The circumference of the Chakra of the National flag exceeds its diameter by 16.8 cm. Find the radius of the chakra.

Answer 1

Hint: In this question, from the formula of circumference of a circle by assuming radius as r we need to equate it to the sum of diameter and 16.8. Now, on solving the formed equation we can get the value of the radius.
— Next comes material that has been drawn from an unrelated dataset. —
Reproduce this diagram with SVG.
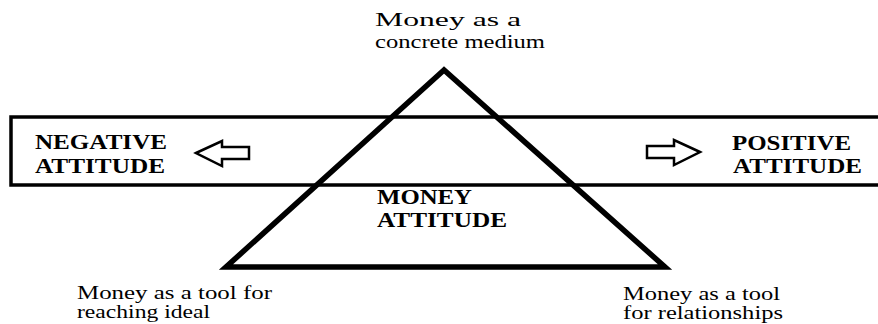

Circumference of a circle is given by $C$\[=2\pi r\].

Complete step-by-step answer:
Circle is defined as the locus of a point which moves in a plane such that its distance from a fixed point in that plane is constant.
Let the radius of the circle is r and diameter is d.
Diameter of the circle is given by:
\[d=2r\]
Circumference of the circle is given by:
\[2\pi r\]
As we already know that the Chakra of the National flag is in the form of a circle.
Now, from the conditions given in the question by using the above formulae we can write it as:
\[\Rightarrow 2\pi r=d+16.8\]
Let us now substitute the value of d in terms of r in the above equation.
\[\Rightarrow 2\pi r=2r+16.8\]
Now, on writing the r times on the left hand side we get,
\[\Rightarrow 2\pi r-2r=16.8\]
Let us now take the common terms out.
\[\Rightarrow 2r\left( \pi -1 \right)=16.8\]
Now, on further simplification we get,
\[\Rightarrow 2r\left( 3.14-1 \right)=16.8\text{ }\left[ \because \pi =3.14 \right]\]
\[\Rightarrow 2r\times 2.14=16.8\]
\[\Rightarrow r\times 4.28=16.8\]
Let us now divide with 4.28 on both the sides then we get,
\[\begin{align}
  & \Rightarrow r=\dfrac{16.8}{4.28} \\
 & \therefore r=3.925 \\
\end{align}\]
Hence, the radius of the Chakra is 3.925 cm.
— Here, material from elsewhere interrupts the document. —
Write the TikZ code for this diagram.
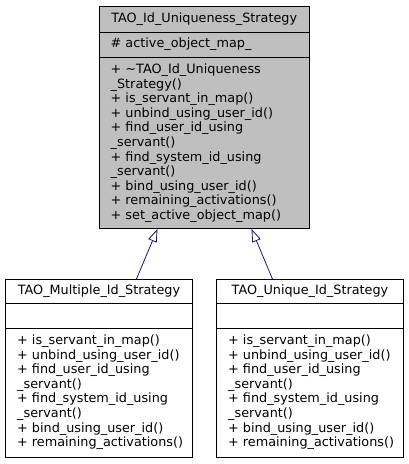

Note: Instead of writing the diameter in terms of radius we can also write the circumference in terms of the diameter and then on simplification we get the value of the diameter. Then by using the relation between the diameter and radius of a circle we can then get the value of radius. Both the methods give the same result.
While rearranging the terms and while doing the arithmetic operations we need to be careful about the terms because neglecting any of the changes the corresponding equation and so the value of the radius also changes.